China is planning an “Earth 2.0” mission to detect exoplanets similar to Kepler-186f.
Scientists have discovered more than 5,000 exoplanets in our galaxy, most of them by NASA’s Kepler space telescope. Some of them are Earth-like rocky objects orbiting small red dwarfs, but none meet the definition of “Earth 2.0. Launched in 2009, the Kepler telescope ran out of fuel in 2018 after nine years of operation.
China’s “Earth 2.0” satellite will carry seven telescopes for a four-year mission. Six of the telescopes will work together to observe the center of the Milky Way galaxy, where a large number of stars exist.
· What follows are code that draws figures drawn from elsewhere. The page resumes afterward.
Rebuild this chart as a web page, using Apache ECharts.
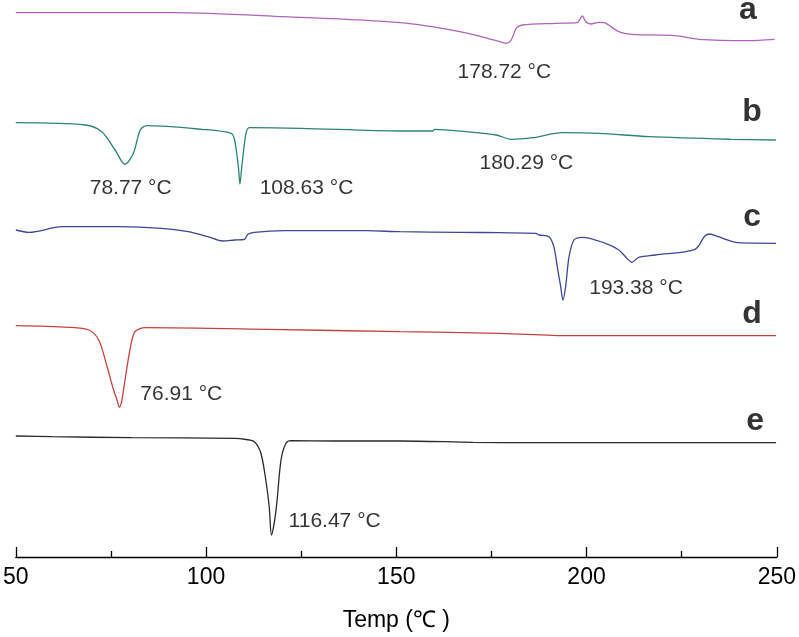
<!DOCTYPE html>
<html>
<head>
<meta charset="utf-8">
<script src="https://cdn.jsdelivr.net/npm/echarts@6/dist/echarts.min.js"></script>
<style>html,body{margin:0;padding:0;background:#fff;}#chart{width:799px;height:637px;}</style>
</head>
<body>
<div id="chart"></div>
<script>
// Temperature (°C) and signal (arbitrary, offset per curve)
const tempA = [50, 91.7, 120.5, 151, 166.7, 176.3, 178.9, 180.2, 181.5, 183.1, 191.9, 197.5, 198.9, 199.8, 201.1, 203.3, 204.6, 208.5, 211.9, 223.3, 229.4, 242.4, 249.4];
const valA  = [544.3, 544.3, 540.3, 534.3, 525.3, 516.3, 513.7, 517, 528.7, 532, 533.7, 534.3, 541, 535.3, 533, 534.7, 534.3, 525.3, 522.7, 521.3, 517.7, 516.3, 517.7];

const tempB = [50, 68.3, 72.6, 76.1, 78.7, 80.9, 82.7, 84.4, 98.8, 106.6, 107.5, 108.5, 108.9, 109.4, 110.5, 111.4, 124.9, 151, 159.6, 160.1, 168.4, 176.3, 180.2, 185.8, 193.7, 203.3, 216.4, 238.0, 249.8];
const valB  = [434.3, 432, 425.3, 407, 392.7, 403.7, 427, 431.3, 427.7, 423.7, 417, 390.3, 373, 390.3, 423.7, 429.3, 428.7, 426, 426, 427.7, 425.3, 422, 417.7, 419.3, 424.3, 423.7, 420.3, 417.7, 417];

const tempC = [50, 53.5, 62.2, 77, 88.3, 95.3, 100.5, 104.4, 107.5, 110.1, 111, 112.7, 120.5, 142.3, 151, 166.7, 177.1, 186.7, 187.5, 190.1, 191.4, 192.3, 193.2, 193.8, 194.5, 195.4, 196.7, 198.9, 205, 208.5, 210.6, 211.9, 213.7, 218.1, 228.5, 231.1, 232.4, 234.6, 239.8, 249.8];
const valC  = [327, 324.7, 330.3, 330.3, 328.7, 325.3, 320.3, 316, 317, 317.7, 322.7, 324.7, 326.3, 326.3, 325.3, 324.7, 324.3, 323.7, 322, 320.3, 310.3, 290.3, 270.3, 257, 270.3, 300.3, 317, 319.7, 313.7, 307, 298.7, 294.7, 299.7, 302, 307.7, 321, 323, 320.3, 314.3, 313.7];

const tempD = [50, 63.9, 69.2, 71.8, 74, 75.7, 76.6, 77.2, 77.9, 78.7, 80, 81.3, 84, 116.2, 151, 177.1, 195.4, 249.8];
const valD  = [231.3, 229.7, 227, 217, 190.3, 167, 157, 149.7, 157, 177, 207, 225.3, 229.3, 227.7, 225.3, 223.7, 221.3, 221.3];

const tempE = [50, 59.6, 80.5, 107.5, 110.5, 112.7, 114.4, 115.7, 116.6, 117.2, 118.4, 119.7, 121.0, 122.3, 133.5, 151, 170.1, 185, 249.8];
const valE  = [121, 120.3, 119.3, 118.7, 117.5, 115.3, 104, 77, 50.3, 22, 47, 97, 113.7, 116.3, 116, 116, 114.7, 114.3, 114.3];

// Peak annotations
const annoText = ['178.72 °C', '78.77 °C', '108.63 °C', '180.29 °C', '193.38 °C', '76.91 °C', '116.47 °C'];
const annoTemp = [178.4, 80.2, 126.4, 184.2, 213.0, 93.5, 133.8];
const annoVal  = [485, 369, 369, 394, 268.5, 163, 35.5];

// Curve letters
const letterText = ['a', 'b', 'c', 'd', 'e'];
const letterTemp = [242.4, 243.5, 243.5, 243.5, 244.3];
const letterVal  = [547, 445, 340, 243, 136];

const xTicks = [50, 100, 150, 200, 250];

function zip(t, v) { return t.map((x, i) => [x, v[i]]); }

const colors = ['#b062bd', '#2b8277', '#3b4796', '#c4423c', '#2a2a2a'];
const curves = [[tempA, valA], [tempB, valB], [tempC, valC], [tempD, valD], [tempE, valE]];

const FONT = '"Liberation Sans", Arial, sans-serif';

const series = curves.map((c, i) => ({
  type: 'line',
  data: zip(c[0], c[1]),
  showSymbol: false,
  smooth: 0.3,
  lineStyle: { color: colors[i], width: 1.3 },
  clip: false,
  z: 2
}));

series.push({
  type: 'scatter',
  symbolSize: 0,
  data: annoText.map((t, i) => ({ name: t, value: [annoTemp[i], annoVal[i]] })),
  label: { show: true, position: 'inside', formatter: '{b}', fontSize: 21, color: '#000', fontFamily: FONT },
  clip: false,
  z: 5
});
series.push({
  type: 'scatter',
  symbolSize: 0,
  data: letterText.map((t, i) => ({ name: t, value: [letterTemp[i], letterVal[i]] })),
  label: { show: true, position: 'inside', formatter: '{b}', fontSize: 32, fontWeight: 'bold', color: '#000', fontFamily: FONT },
  clip: false,
  z: 5
});

const chart = echarts.init(document.getElementById('chart'), null, { renderer: 'canvas' });
chart.setOption({
  animation: false,
  backgroundColor: '#fff',
  grid: { left: 13, right: 20, top: 0, bottom: 80, containLabel: false },
  xAxis: {
    type: 'value',
    min: xTicks[0],
    max: xTicks[xTicks.length - 1],
    interval: 50,
    name: 'Temp (℃ )',
    nameLocation: 'middle',
    nameGap: 52,
    nameTextStyle: { fontSize: 23, color: '#000', fontFamily: FONT },
    axisLine: { show: true, lineStyle: { color: '#000', width: 1.3 } },
    axisTick: { show: true, inside: true, length: 10, lineStyle: { color: '#000', width: 1.3 } },
    minorTick: { show: true, splitNumber: 2, length: 6, lineStyle: { color: '#000', width: 1.3 } },
    axisLabel: { fontSize: 23, color: '#000', margin: 9, fontFamily: FONT },
    splitLine: { show: false }
  },
  yAxis: {
    type: 'value',
    min: 0,
    max: 557,
    show: false,
    splitLine: { show: false }
  },
  series: series
});
</script>
</body>
</html>
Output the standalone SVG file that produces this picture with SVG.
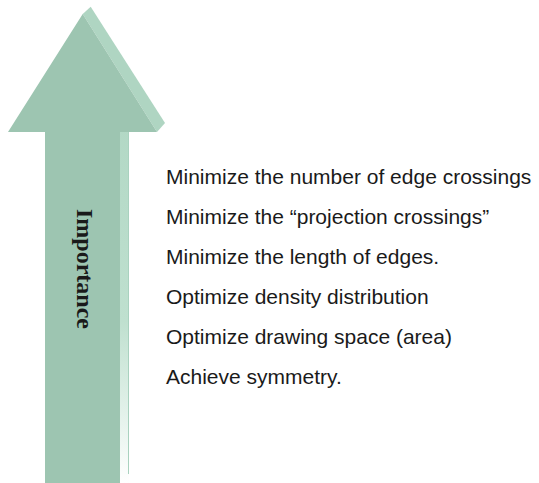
<svg xmlns="http://www.w3.org/2000/svg" width="539" height="483" viewBox="0 0 539 483">
  <defs>
    <linearGradient id="sideFade" x1="0" y1="0" x2="0" y2="1">
      <stop offset="0" stop-color="#b2d8c5"/>
      <stop offset="0.55" stop-color="#bfe0cf"/>
      <stop offset="1" stop-color="#ffffff"/>
    </linearGradient>
    <style>
      .front { fill: #9dc5b1; }
      .side { fill: #afd5c2; }
      .item { font-family: "Liberation Sans", Arial, sans-serif; font-size: 21px; fill: #1a1a1a; }
      .axis { font-family: "Liberation Serif", "Times New Roman", serif; font-size: 24px; font-weight: bold; fill: #1a1a1a; }
    </style>
  </defs>
  <rect width="539" height="483" fill="#ffffff"/>

  <!-- 3D arrow pointing up -->
  <g id="importance-arrow">
    <!-- right side face of the shaft -->
    <polygon points="120,131 127,124 129,124 129,483 120,483" fill="url(#sideFade)"/>
    <line x1="128.5" y1="130" x2="128.5" y2="474" stroke="#a9d2bf" stroke-width="1"/>
    <!-- side face of the head -->
    <polygon class="side" points="82.7,14 90.7,6.7 165,123 157,132"/>
    <!-- front face -->
    <polygon class="front" points="82.7,14 157,132 120,132 120,483 45,483 45,132 8,132"/>
    <text class="axis" transform="translate(77,269) rotate(90)" text-anchor="middle">Importance</text>
  </g>

  <!-- criteria list -->
  <g id="criteria">
    <text class="item" x="166" y="184">Minimize the number of edge crossings</text>
    <text class="item" x="166" y="224">Minimize the “projection crossings”</text>
    <text class="item" x="166" y="264">Minimize the length of edges.</text>
    <text class="item" x="166" y="304">Optimize density distribution</text>
    <text class="item" x="166" y="344">Optimize drawing space (area)</text>
    <text class="item" x="166" y="384">Achieve symmetry.</text>
  </g>
</svg>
Earth 2.0’s six telescopes will collectively observe about 1.2 million stars in a 500-square-degree area of the sky, or about five times wider than Kepler’s field of view. At the same time, Earth 2.0 will be able to observe fainter, more distant stars than those detected by NASA’s Transiting Exoplanet Survey Satellite (TESS), which was launched in 2018 to survey bright stars near Earth.The seventh instrument on the satellite will be a microgravitational lensing telescope to detect wandering planets (free-roaming objects that do not orbit any star) as well as Neptune-like exoplanets far from their stars. The Microgravitational Lens Telescope detects exoplanets by deflecting and amplifying distant starlight as it passes through the exoplanet system by the gravitational pull of the planet.
The scientists on this mission hope to find a dozen Earth 2.0 exoplanets. Currently, the Earth 2.0 team has about 300 scientists and engineers, most of them from China, but there are also opportunities for international collaboration.